[BEGIN Extracted entries]
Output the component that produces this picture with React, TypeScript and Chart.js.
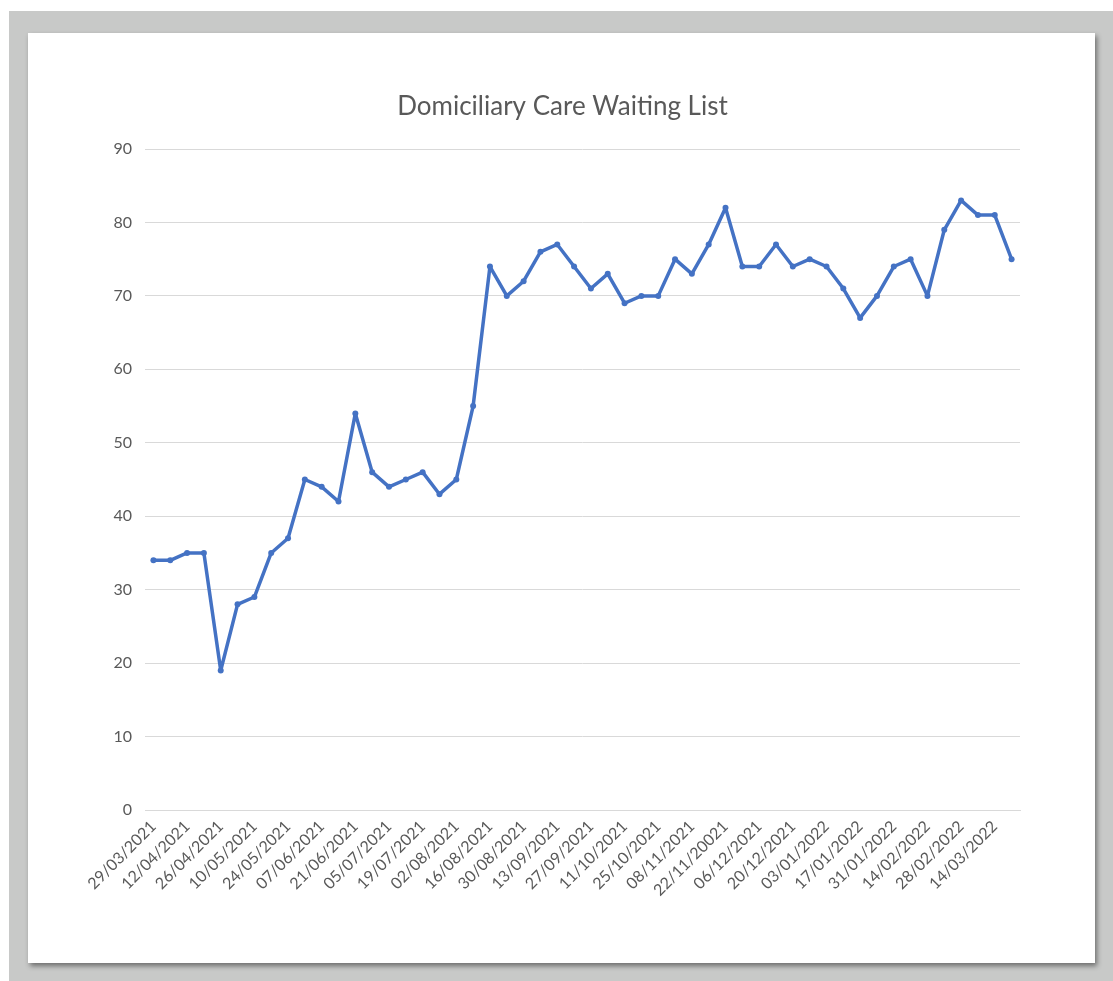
[END Extracted entries]
[BEGIN Extracted entries]
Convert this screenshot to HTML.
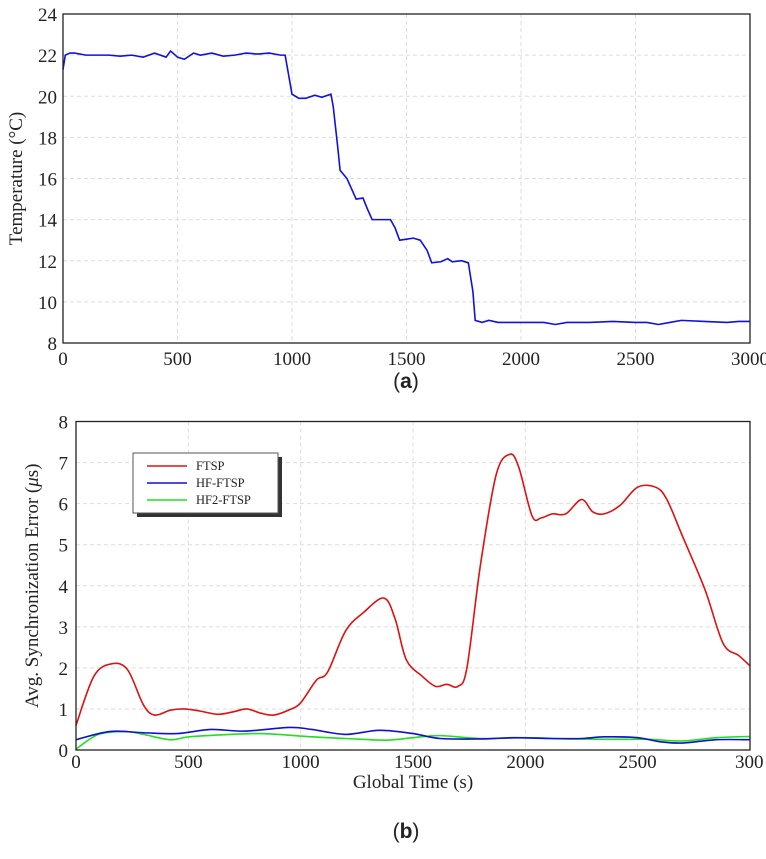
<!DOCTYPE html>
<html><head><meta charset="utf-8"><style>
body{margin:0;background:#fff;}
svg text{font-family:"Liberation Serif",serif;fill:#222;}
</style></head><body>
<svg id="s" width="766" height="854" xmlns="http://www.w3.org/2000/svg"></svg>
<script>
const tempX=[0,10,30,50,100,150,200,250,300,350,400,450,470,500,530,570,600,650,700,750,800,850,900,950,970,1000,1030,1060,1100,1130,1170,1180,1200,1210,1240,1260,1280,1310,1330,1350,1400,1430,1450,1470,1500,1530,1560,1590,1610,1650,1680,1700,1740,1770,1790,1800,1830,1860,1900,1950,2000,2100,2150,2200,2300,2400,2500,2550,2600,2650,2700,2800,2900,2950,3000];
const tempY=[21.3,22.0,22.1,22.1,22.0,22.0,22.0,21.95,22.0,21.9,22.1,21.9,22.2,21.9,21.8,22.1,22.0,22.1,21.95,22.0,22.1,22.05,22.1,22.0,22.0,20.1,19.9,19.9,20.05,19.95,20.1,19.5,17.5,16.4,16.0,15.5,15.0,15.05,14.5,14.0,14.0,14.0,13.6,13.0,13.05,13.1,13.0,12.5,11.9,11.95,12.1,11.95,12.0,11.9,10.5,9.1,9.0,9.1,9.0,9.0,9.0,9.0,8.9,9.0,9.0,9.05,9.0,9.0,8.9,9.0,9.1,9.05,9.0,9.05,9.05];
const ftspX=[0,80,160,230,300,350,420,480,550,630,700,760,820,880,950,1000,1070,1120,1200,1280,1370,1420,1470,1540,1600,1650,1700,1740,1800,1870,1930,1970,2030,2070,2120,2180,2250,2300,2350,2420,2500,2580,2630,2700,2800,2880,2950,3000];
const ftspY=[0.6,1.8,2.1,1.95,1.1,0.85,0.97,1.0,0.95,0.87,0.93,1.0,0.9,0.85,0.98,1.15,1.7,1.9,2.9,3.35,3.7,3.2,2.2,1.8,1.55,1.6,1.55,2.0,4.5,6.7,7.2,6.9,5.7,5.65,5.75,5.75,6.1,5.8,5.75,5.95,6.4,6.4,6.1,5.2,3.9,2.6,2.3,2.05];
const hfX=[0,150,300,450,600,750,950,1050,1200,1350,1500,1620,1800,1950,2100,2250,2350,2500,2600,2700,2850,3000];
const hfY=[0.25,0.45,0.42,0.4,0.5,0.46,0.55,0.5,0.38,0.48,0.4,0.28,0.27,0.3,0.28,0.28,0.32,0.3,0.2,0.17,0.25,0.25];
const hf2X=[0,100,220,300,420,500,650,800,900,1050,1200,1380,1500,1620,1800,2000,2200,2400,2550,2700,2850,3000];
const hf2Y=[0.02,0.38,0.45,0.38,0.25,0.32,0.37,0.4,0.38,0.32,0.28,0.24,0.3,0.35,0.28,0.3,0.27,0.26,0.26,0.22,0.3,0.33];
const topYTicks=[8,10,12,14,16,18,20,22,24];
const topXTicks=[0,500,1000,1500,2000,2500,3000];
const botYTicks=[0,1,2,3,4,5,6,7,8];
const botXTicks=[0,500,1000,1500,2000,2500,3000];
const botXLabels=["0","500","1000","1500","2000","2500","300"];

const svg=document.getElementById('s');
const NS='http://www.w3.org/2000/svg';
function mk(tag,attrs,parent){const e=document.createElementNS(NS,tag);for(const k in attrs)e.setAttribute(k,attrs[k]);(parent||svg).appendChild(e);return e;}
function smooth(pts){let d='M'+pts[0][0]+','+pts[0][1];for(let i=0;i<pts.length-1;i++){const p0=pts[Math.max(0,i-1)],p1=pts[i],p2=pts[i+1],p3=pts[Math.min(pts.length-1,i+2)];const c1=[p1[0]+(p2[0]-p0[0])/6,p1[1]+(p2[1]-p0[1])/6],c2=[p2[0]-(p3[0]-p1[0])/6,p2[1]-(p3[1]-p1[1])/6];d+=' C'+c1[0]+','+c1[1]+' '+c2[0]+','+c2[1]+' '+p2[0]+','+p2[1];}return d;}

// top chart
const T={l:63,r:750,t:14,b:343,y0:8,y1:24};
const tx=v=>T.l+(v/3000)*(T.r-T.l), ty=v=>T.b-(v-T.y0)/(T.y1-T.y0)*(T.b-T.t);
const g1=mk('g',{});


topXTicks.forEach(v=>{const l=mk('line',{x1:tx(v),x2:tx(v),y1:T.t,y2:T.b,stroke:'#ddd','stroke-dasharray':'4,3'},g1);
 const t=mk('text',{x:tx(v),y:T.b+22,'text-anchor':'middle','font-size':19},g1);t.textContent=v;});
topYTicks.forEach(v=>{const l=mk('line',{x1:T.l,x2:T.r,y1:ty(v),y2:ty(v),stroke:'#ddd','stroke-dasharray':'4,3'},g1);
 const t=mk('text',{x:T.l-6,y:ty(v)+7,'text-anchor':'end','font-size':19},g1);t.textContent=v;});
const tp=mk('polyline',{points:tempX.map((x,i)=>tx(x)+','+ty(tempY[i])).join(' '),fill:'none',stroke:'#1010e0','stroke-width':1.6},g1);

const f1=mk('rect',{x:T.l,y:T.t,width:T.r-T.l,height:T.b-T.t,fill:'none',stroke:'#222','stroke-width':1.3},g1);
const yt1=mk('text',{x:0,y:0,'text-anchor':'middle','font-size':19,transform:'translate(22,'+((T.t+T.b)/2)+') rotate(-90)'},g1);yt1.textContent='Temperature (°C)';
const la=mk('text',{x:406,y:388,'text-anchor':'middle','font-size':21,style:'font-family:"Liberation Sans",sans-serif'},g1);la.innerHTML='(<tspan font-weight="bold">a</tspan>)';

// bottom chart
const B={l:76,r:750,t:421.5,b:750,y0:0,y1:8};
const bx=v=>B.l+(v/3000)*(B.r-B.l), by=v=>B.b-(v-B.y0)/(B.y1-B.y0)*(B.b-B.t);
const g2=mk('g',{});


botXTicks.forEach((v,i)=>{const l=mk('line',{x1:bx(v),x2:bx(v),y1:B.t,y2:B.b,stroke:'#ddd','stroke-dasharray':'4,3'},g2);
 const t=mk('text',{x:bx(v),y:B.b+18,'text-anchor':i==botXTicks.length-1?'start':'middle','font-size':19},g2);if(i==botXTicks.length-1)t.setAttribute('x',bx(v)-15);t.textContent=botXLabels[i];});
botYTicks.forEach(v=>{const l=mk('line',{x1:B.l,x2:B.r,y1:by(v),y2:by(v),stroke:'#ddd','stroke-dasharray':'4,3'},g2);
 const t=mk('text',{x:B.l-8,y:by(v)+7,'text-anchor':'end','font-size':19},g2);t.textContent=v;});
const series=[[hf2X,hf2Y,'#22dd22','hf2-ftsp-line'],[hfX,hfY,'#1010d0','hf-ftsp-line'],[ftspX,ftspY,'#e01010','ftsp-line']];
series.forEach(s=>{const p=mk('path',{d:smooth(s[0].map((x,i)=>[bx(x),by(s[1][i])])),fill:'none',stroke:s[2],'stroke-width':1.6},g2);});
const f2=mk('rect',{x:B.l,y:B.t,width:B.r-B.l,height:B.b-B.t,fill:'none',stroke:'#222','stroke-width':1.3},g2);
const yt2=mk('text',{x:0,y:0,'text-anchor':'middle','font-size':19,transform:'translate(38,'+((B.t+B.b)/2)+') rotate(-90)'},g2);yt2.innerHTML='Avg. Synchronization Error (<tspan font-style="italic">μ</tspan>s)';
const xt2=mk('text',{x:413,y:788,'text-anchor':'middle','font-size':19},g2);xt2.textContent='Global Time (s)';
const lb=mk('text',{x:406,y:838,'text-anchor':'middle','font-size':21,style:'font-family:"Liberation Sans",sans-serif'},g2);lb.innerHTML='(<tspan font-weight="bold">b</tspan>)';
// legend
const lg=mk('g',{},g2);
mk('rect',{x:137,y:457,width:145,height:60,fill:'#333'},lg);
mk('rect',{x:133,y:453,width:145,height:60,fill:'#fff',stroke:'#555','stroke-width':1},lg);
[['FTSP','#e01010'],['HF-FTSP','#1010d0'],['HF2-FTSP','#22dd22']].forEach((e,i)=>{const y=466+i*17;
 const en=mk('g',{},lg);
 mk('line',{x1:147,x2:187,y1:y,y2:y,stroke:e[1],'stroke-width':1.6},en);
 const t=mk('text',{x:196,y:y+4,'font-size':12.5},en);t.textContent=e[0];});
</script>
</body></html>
[END Extracted entries]
In the listing, find all lines with the string "this" and copy them.

Output the component that produces this picture with React, TypeScript and Chart.js.
Convert this screenshot to HTML.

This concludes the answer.